Well, sort of. OUN's "Second Congress" was in Mussolini's Rome, 1939 — at which time Melnyk was proclaimed "Vozhd." OUN(r)'s response was to hold its own, unsanctioned extraordinary congress, in the city that housed the German high command in occupied Poland: Krakow — in April, 1941. There, they declared the 1939 Rome Assembly illegal.
1942 – Stepan Bandera is imprisoned in the Sachsenhausen concentration camp near Berlin
As are: Taras Bulba-Borovets, Andriy Melnyk, Oleg Stuhl, and Oleh Olzhych. Since all four are Ukrainian nationalist leaders Bandera's units have tried to liquidate, Bandera's being in Sachsenhausen presented as proof of his character is a non-sequitur.
1943 – Third OUN(r) Congress in Ukraine affirms the OUN(r)’s and the Ukrainian Insurgent Army’s struggle against both the Nazis and the Soviets
...having forcibly disarmed Bulba-Borovet's UPA, liquidated its commanders, ambushed the re-formed UPRA headquarters, and murdered Borovets' wife.
1959 – Stepan Bandera is assassinated in Munich by KGB agent Bohdan Stashynsky, and is buried there; the cause of death remains a mystery at the time
No. The autopsy showed the cause of death to be cyanide poisoning. German police ruled the death a suicide. What has never been adequately explained are the accounts of Bandera's final moments issued in 1959 (presumably by his bodyguard detail) — that are completely at odds with Stashynsky's 1961 confession. Either the 1959 accounts are covering for an embarrassing lapse (Bandera was unguarded), or someone should dig a little deeper into Stets'ko — and why he lived to a ripe, old age, after Rebet and Bandera were killed.
2009 – Ukrainian Catholic Church Beatification and Canonization Center announces the
completion of the collection of evidentiary documentation for the proposed
process of canonization of Rev. Andriy Bandera
Perhaps he ought to get it:
З протоколів дізнаємося, що отець Андрій говорив про себе: “Офіційним членом ОУН я не є з релігійних мотивів. Погоджуюсь із принципом: “Кожна влада від Бога…”
But then, "Call no one happy before his death; a man will be known through his children."

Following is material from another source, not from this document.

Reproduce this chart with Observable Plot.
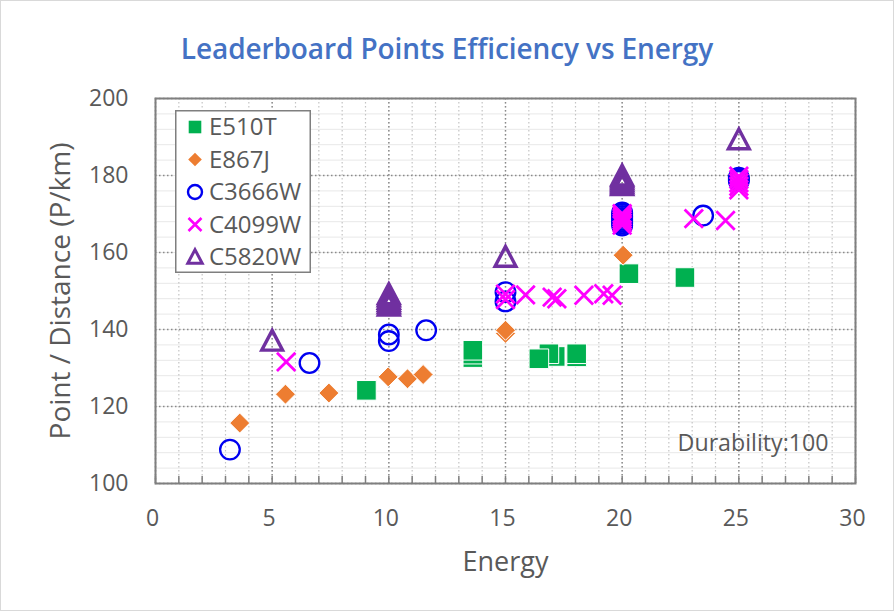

Bandera was neither a Nazi nor a Communist. He was a Nationalist who fought for an Independant Ukraine. He lived in Western Ukraine which was under Polish domination. The ruling of the Donetsk District Administrative Court is nonsense. Unfortunately many citizens of Ukraine do not know their own history and do not wish to know their own history. They rely on propaganda- mostly Soviet but also propaganda of countries who really don't want to see a free and democratic Ukraine.
LOL !!!
To understand why the kremlin has been promoting disinformation and propaganda against Bandara, (for over 70 years) one has to listen to the following:
ORIGINAL RECORDING OF SPEACH BY STEPAN BANDERA FROM 1959:
http://www.youtube.com/watch?v=4E23fpnYajU
What a hell is he talking about? can anyone understand his gibberish? Is that some Austro-Hungarian dialect?
Don't forget that Bandera was from an originally Jewish (Sephardic) family that later converted. Those people's language was a raw mixture of Yiddish,German, Polish, their local vernacular and some other influences (Slovakian etc). That is why it appears so strange for a first time listener. You can still hear this idiom in villages around Lviv, Ivano-Frankovsk etc.
As a general rule, it's better "not to forget" things that are true.